▸ **Recorded information**:
------------------------------------------------------------

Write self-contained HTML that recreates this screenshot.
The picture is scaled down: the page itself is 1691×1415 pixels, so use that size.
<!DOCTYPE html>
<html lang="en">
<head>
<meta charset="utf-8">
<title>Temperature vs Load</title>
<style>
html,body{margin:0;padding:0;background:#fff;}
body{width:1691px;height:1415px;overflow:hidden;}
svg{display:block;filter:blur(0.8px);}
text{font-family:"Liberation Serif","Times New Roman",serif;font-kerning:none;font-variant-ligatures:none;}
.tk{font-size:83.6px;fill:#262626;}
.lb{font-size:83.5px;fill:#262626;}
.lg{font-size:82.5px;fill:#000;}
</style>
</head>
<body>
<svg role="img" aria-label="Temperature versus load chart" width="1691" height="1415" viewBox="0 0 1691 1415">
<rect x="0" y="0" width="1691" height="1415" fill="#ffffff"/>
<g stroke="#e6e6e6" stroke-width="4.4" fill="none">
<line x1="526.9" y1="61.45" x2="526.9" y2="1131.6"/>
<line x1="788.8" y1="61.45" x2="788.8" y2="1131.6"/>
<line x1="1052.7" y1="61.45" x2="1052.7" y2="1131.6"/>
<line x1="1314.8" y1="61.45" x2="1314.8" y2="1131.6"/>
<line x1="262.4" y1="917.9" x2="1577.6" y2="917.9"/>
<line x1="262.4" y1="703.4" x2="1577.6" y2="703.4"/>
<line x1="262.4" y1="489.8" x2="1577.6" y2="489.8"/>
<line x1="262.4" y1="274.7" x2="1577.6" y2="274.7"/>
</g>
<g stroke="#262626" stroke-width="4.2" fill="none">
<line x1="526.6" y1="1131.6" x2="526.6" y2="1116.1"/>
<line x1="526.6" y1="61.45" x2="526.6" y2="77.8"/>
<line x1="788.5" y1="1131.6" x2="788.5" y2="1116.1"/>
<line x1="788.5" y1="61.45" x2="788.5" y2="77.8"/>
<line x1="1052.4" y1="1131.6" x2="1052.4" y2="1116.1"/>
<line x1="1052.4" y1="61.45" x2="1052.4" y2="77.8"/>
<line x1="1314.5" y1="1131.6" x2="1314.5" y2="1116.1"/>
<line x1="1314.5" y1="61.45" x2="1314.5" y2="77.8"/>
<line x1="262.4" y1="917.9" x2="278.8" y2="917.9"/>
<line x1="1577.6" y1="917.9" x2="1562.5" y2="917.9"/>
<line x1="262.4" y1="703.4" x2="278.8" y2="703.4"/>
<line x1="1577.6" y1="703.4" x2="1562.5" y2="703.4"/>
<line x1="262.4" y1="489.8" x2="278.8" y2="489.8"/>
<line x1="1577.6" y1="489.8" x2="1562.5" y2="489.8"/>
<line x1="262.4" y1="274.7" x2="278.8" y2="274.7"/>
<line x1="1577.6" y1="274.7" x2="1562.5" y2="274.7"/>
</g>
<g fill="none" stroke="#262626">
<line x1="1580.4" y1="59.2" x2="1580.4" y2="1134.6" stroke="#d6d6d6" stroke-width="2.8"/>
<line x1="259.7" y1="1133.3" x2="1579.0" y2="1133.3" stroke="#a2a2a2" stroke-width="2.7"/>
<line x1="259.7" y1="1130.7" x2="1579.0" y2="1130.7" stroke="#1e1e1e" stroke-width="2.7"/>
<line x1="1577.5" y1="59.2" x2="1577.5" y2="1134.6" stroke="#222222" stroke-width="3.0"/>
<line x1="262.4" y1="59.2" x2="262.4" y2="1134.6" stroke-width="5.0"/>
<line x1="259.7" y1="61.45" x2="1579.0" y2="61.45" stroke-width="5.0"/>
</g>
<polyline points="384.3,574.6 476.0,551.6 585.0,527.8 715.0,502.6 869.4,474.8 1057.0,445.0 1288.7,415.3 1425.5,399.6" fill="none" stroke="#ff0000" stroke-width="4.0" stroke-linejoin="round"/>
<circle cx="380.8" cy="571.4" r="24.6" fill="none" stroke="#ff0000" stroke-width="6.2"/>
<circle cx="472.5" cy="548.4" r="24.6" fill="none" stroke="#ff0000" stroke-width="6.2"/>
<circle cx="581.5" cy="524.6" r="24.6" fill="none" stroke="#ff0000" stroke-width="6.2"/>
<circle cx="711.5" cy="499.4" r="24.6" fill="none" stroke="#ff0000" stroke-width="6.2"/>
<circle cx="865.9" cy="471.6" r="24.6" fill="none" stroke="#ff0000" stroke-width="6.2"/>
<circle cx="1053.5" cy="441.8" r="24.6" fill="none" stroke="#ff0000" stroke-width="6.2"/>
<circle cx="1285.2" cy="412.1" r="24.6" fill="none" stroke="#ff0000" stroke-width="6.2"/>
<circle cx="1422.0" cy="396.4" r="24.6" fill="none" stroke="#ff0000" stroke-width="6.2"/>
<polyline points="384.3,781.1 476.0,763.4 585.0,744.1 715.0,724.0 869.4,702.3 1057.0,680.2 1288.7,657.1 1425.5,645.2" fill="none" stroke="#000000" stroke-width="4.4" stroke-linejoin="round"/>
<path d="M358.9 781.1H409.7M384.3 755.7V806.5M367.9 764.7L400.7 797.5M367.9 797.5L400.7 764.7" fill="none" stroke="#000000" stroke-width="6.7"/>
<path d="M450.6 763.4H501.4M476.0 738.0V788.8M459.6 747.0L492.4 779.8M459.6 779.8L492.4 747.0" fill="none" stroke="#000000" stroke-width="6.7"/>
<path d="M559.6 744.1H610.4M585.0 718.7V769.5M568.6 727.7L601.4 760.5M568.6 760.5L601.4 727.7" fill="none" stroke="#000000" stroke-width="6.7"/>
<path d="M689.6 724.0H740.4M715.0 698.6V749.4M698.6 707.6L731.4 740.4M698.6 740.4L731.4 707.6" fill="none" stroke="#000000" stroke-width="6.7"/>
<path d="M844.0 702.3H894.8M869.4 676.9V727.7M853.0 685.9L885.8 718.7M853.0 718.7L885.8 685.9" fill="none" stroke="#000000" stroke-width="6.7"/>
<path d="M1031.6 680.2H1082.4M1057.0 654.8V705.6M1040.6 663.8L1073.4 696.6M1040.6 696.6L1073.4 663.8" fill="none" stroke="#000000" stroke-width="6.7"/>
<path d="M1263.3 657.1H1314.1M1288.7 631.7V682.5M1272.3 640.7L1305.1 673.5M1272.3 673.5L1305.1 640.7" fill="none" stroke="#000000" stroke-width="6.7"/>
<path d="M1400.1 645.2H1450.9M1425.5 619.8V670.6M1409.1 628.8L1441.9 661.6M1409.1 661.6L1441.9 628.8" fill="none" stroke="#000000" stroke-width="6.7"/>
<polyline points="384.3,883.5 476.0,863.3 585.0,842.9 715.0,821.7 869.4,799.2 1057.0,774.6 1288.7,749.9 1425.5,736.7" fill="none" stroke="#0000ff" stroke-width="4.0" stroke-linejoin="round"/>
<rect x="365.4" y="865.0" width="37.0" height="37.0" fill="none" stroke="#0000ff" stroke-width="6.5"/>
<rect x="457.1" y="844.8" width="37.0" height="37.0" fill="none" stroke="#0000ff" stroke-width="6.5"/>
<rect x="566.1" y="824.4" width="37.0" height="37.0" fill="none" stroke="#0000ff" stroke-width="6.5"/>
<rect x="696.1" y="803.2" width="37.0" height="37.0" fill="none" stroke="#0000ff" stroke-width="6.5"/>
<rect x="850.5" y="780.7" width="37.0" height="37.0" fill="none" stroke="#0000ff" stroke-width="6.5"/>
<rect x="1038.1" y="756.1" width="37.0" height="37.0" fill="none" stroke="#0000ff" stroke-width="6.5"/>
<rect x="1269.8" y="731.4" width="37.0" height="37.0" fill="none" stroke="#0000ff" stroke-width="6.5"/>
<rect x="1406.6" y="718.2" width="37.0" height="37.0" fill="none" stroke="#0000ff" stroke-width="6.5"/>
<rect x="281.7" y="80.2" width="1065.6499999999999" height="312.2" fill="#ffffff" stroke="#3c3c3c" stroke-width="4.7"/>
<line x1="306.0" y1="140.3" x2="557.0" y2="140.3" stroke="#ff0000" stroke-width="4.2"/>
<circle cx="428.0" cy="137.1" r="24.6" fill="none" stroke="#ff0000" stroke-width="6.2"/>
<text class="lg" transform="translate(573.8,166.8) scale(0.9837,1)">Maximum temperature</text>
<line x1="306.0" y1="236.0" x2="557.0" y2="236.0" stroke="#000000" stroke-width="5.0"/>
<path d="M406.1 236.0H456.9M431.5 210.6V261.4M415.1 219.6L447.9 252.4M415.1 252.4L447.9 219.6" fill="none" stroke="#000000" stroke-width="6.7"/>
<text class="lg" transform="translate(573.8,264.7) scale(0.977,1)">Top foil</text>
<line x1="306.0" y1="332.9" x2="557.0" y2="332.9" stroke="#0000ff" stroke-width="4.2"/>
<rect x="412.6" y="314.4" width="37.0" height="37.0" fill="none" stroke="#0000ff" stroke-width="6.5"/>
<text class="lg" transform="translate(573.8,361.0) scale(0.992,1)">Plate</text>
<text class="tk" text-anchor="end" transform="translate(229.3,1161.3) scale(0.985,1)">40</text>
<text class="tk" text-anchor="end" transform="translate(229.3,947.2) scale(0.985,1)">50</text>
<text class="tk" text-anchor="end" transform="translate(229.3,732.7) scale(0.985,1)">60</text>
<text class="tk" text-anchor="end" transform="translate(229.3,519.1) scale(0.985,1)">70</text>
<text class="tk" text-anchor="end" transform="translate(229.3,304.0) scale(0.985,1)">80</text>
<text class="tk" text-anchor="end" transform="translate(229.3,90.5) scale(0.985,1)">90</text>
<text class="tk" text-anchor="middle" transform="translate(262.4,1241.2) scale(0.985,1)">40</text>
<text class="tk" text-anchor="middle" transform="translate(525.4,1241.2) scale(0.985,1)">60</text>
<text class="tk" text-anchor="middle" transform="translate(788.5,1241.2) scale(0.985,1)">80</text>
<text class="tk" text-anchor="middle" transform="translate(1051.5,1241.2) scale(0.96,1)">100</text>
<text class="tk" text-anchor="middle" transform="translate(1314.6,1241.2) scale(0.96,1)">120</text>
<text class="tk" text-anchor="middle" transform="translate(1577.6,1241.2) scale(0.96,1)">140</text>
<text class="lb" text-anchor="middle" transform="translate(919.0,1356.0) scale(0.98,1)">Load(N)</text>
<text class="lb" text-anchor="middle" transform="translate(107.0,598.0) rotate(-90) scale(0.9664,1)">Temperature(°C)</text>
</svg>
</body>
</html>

------------------------------------------------------------

▸ **Do this**:
Determine how many lines of the material include the string "size". Output only that count.

▸ **Complete output**:
4